## Aim:
Give back exactly the lines from the beginning of the listing below to the line holding "0.922, 0.926, 0.930, 0.9325]", both ends included; the pictures stay out.

━━ Data shown

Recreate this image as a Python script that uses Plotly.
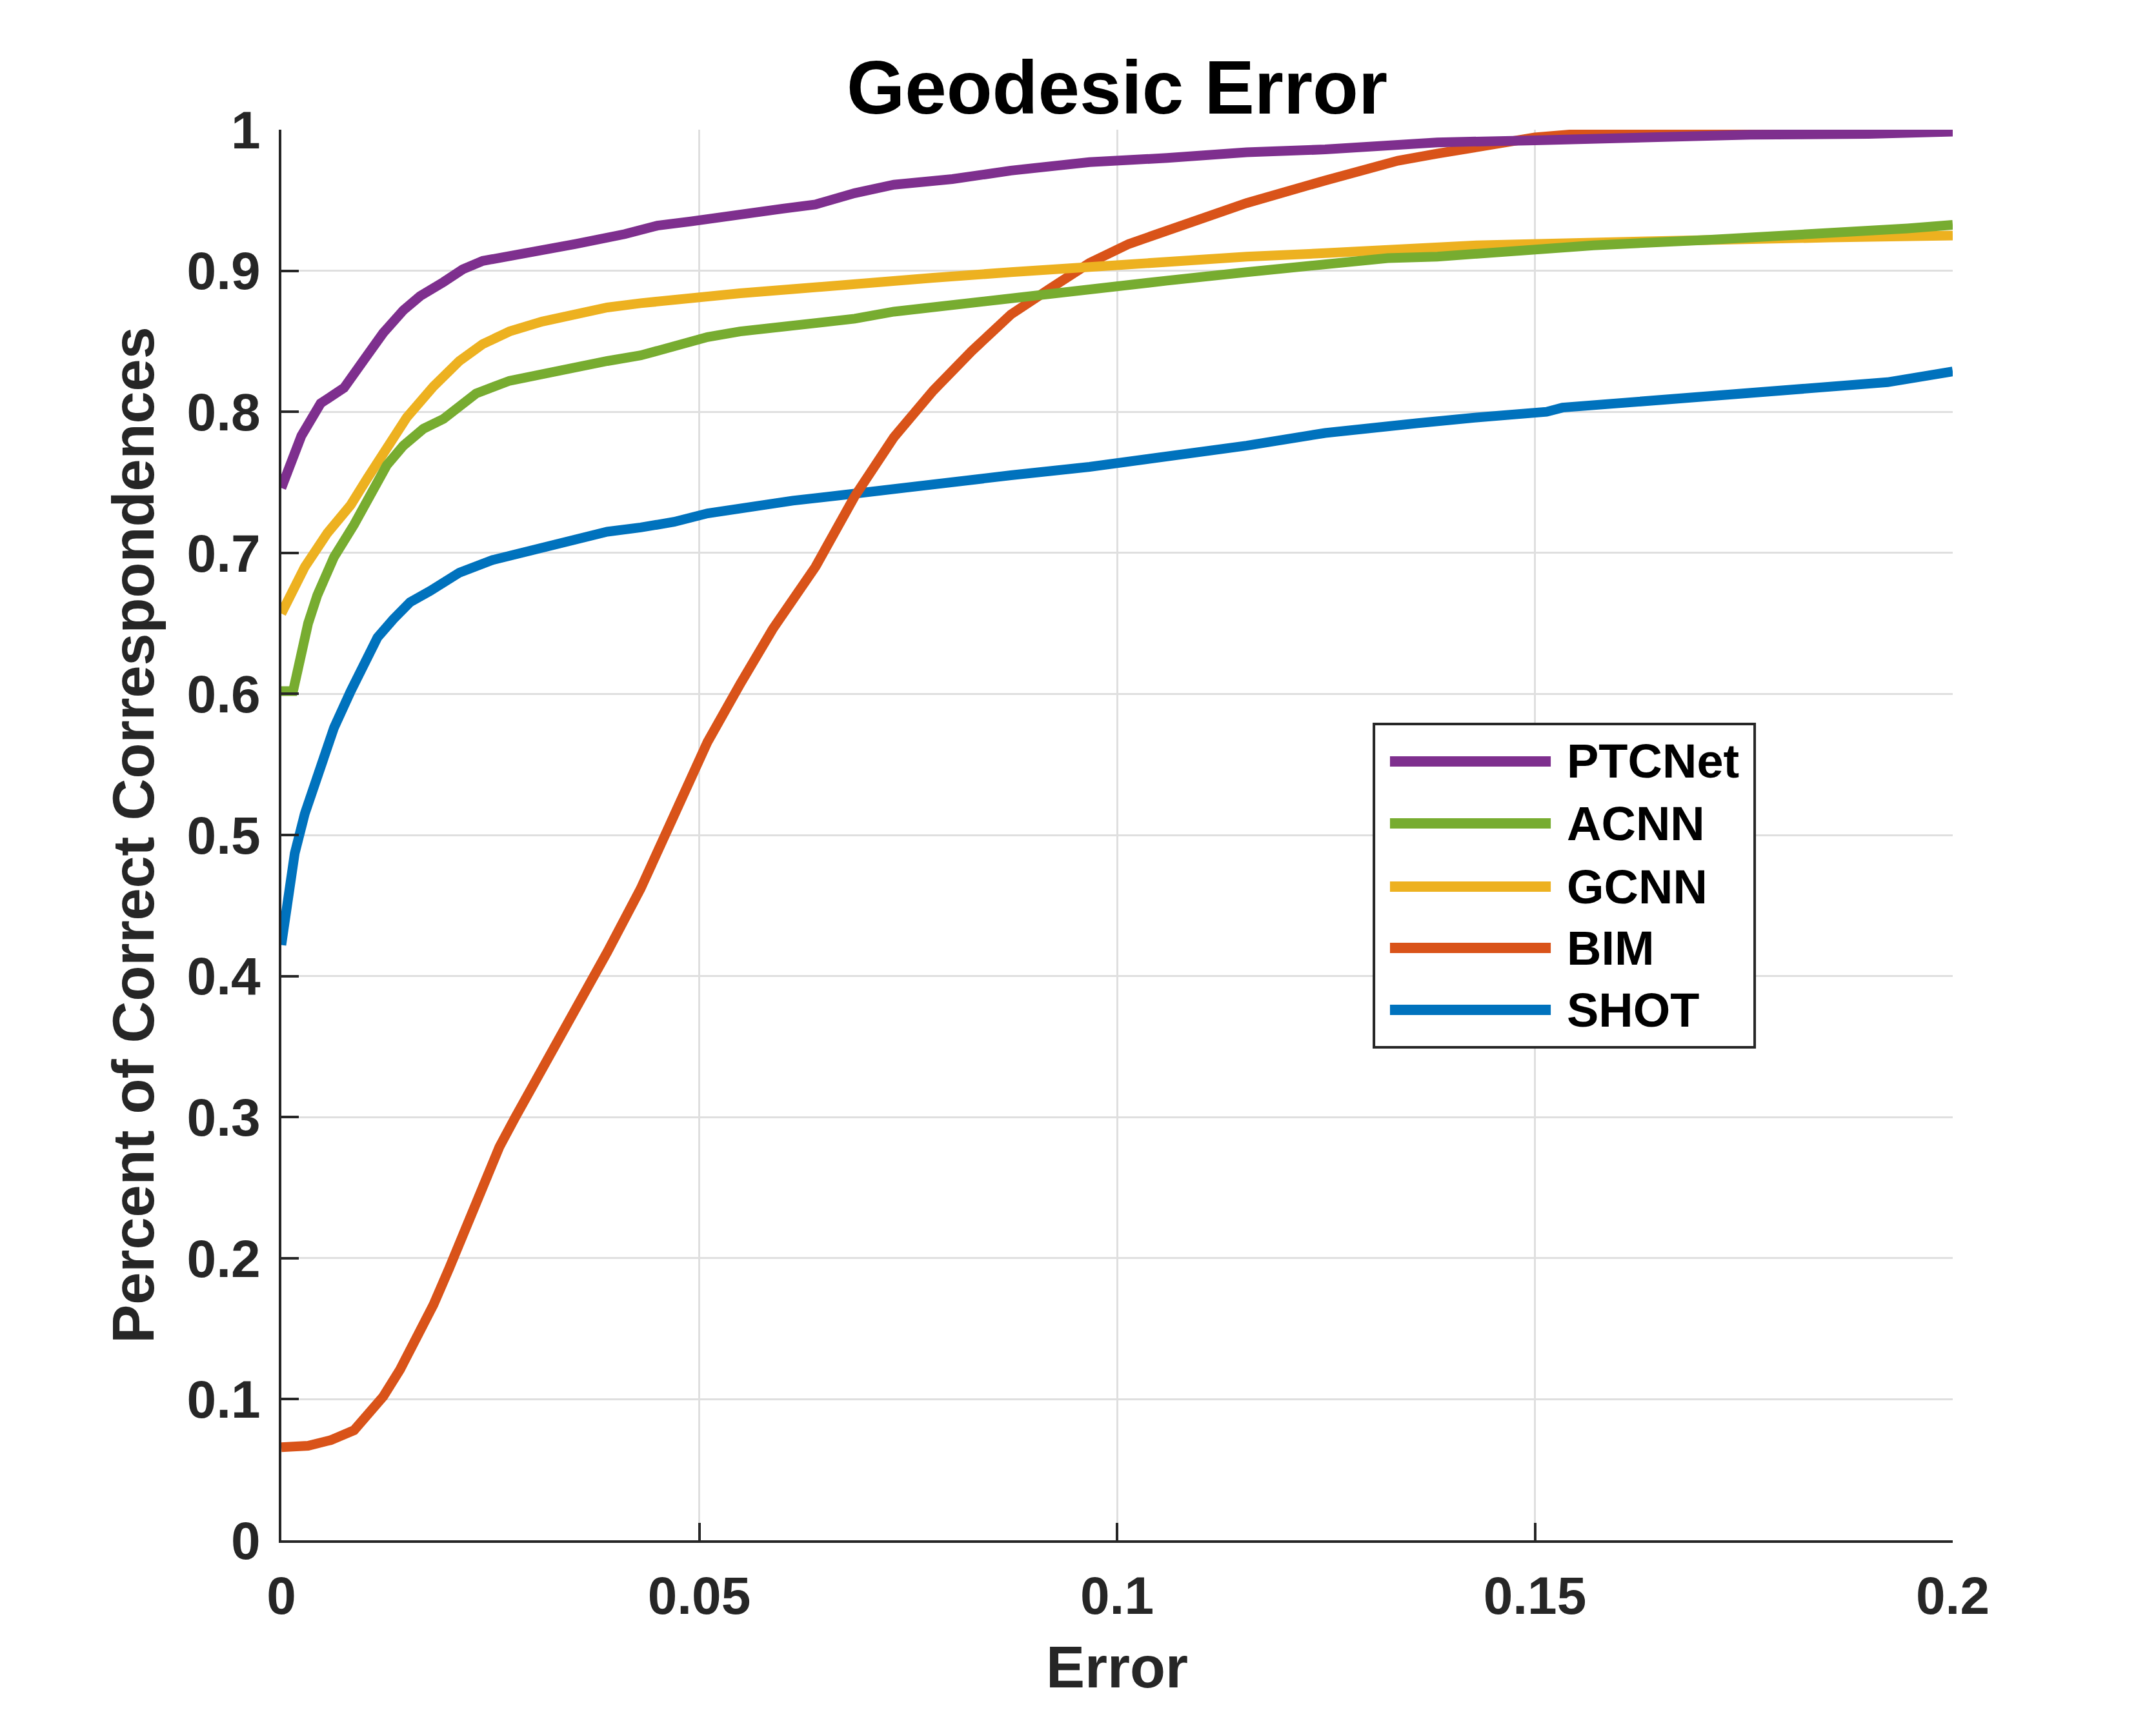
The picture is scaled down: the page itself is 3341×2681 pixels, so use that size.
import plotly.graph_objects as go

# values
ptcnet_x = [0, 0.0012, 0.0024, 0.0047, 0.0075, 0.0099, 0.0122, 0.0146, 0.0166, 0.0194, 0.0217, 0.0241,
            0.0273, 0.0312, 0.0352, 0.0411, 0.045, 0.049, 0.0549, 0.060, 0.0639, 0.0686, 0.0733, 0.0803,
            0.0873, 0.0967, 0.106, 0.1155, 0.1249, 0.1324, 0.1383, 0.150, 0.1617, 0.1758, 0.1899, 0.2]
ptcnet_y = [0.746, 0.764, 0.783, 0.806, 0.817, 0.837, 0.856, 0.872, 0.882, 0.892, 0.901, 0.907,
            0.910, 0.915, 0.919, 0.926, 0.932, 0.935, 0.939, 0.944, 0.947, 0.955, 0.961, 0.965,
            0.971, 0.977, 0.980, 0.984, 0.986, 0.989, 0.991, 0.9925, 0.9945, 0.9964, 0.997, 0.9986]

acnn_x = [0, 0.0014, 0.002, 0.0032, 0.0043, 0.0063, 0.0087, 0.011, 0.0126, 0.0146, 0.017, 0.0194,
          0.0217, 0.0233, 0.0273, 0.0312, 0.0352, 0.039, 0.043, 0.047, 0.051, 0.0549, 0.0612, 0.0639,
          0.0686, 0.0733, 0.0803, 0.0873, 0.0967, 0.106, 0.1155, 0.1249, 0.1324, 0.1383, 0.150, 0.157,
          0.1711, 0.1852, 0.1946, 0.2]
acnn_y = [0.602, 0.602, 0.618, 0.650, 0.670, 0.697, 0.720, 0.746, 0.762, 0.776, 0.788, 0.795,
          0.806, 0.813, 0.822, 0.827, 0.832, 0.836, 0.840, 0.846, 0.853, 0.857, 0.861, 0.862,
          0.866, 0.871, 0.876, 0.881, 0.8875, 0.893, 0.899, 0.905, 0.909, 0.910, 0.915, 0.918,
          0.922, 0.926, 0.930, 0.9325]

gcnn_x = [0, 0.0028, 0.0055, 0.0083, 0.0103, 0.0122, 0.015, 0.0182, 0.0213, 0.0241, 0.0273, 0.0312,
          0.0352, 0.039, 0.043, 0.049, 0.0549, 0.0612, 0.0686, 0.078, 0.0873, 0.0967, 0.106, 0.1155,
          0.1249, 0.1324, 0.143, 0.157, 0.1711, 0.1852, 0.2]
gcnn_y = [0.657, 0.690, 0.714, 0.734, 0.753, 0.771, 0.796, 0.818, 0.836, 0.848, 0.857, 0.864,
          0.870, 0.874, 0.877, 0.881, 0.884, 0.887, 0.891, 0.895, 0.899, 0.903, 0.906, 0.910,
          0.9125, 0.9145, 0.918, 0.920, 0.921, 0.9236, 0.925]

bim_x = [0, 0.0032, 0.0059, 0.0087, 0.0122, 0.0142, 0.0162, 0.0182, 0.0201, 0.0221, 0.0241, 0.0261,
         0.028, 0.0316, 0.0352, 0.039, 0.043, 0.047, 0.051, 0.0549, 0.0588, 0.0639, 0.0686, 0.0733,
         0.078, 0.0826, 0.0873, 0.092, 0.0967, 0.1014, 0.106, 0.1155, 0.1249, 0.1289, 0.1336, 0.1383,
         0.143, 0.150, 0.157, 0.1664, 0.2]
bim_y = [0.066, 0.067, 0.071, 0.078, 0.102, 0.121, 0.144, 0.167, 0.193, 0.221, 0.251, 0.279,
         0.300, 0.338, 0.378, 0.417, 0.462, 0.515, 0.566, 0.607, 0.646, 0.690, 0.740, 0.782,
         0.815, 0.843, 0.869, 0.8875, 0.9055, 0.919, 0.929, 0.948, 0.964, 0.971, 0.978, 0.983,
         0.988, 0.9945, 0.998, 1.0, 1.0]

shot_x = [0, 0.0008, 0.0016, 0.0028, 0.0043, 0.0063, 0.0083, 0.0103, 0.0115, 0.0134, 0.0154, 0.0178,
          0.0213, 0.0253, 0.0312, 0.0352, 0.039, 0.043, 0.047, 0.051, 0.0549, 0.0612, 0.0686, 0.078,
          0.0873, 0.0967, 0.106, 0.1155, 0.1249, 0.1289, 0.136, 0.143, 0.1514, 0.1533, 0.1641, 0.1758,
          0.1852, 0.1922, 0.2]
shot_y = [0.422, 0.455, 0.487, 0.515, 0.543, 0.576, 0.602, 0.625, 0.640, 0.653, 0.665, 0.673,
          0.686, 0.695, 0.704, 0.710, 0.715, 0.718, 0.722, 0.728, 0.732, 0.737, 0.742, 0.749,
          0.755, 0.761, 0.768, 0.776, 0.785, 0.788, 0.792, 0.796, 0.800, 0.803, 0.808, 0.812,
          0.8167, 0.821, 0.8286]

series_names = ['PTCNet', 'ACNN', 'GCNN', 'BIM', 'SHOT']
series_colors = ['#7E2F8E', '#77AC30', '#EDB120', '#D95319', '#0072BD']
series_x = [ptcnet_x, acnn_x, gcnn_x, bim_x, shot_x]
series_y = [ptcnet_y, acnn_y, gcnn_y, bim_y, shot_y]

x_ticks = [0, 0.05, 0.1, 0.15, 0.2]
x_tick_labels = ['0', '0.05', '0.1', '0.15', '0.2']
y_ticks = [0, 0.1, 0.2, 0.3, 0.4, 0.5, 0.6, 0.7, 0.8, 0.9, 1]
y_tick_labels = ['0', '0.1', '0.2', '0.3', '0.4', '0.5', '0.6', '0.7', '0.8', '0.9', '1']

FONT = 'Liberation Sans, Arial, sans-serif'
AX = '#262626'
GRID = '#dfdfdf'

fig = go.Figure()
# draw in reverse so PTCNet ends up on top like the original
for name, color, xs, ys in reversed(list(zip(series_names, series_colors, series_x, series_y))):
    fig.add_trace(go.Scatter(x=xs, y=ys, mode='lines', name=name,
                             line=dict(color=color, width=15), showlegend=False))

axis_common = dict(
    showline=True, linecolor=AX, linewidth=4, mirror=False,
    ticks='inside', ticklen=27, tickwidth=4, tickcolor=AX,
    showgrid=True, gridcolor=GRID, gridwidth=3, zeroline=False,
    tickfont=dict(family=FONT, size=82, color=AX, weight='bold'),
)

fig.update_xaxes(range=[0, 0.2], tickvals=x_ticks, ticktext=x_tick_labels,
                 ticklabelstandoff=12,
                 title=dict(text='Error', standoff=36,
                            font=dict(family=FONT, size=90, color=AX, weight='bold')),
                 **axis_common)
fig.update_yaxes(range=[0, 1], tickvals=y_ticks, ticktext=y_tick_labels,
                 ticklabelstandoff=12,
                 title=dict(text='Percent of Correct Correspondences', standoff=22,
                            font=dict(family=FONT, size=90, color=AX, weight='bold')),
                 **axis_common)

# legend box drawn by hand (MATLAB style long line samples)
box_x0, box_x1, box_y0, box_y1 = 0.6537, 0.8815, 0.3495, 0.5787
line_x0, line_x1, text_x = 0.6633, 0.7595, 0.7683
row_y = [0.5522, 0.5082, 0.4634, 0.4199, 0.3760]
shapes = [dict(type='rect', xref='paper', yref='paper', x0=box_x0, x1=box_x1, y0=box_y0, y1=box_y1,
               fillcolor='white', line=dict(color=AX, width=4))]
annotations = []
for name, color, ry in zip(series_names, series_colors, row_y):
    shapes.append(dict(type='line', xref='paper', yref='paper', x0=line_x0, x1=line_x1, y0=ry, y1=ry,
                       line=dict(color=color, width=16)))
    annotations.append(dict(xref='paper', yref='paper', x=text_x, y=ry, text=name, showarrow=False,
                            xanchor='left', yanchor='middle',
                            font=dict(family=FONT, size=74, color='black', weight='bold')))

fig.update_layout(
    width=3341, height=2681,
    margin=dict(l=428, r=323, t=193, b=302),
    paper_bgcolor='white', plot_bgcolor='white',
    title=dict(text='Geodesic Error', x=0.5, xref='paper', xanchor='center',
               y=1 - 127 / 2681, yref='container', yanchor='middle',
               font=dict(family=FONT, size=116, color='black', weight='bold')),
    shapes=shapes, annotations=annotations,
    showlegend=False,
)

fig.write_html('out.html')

━━━━

## Correct result:
Recreate this image as a Python script that uses Plotly.
The picture is scaled down: the page itself is 3341×2681 pixels, so use that size.
import plotly.graph_objects as go

# values
ptcnet_x = [0, 0.0012, 0.0024, 0.0047, 0.0075, 0.0099, 0.0122, 0.0146, 0.0166, 0.0194, 0.0217, 0.0241,
            0.0273, 0.0312, 0.0352, 0.0411, 0.045, 0.049, 0.0549, 0.060, 0.0639, 0.0686, 0.0733, 0.0803,
            0.0873, 0.0967, 0.106, 0.1155, 0.1249, 0.1324, 0.1383, 0.150, 0.1617, 0.1758, 0.1899, 0.2]
ptcnet_y = [0.746, 0.764, 0.783, 0.806, 0.817, 0.837, 0.856, 0.872, 0.882, 0.892, 0.901, 0.907,
            0.910, 0.915, 0.919, 0.926, 0.932, 0.935, 0.939, 0.944, 0.947, 0.955, 0.961, 0.965,
            0.971, 0.977, 0.980, 0.984, 0.986, 0.989, 0.991, 0.9925, 0.9945, 0.9964, 0.997, 0.9986]

acnn_x = [0, 0.0014, 0.002, 0.0032, 0.0043, 0.0063, 0.0087, 0.011, 0.0126, 0.0146, 0.017, 0.0194,
          0.0217, 0.0233, 0.0273, 0.0312, 0.0352, 0.039, 0.043, 0.047, 0.051, 0.0549, 0.0612, 0.0639,
          0.0686, 0.0733, 0.0803, 0.0873, 0.0967, 0.106, 0.1155, 0.1249, 0.1324, 0.1383, 0.150, 0.157,
          0.1711, 0.1852, 0.1946, 0.2]
acnn_y = [0.602, 0.602, 0.618, 0.650, 0.670, 0.697, 0.720, 0.746, 0.762, 0.776, 0.788, 0.795,
          0.806, 0.813, 0.822, 0.827, 0.832, 0.836, 0.840, 0.846, 0.853, 0.857, 0.861, 0.862,
          0.866, 0.871, 0.876, 0.881, 0.8875, 0.893, 0.899, 0.905, 0.909, 0.910, 0.915, 0.918,
          0.922, 0.926, 0.930, 0.9325]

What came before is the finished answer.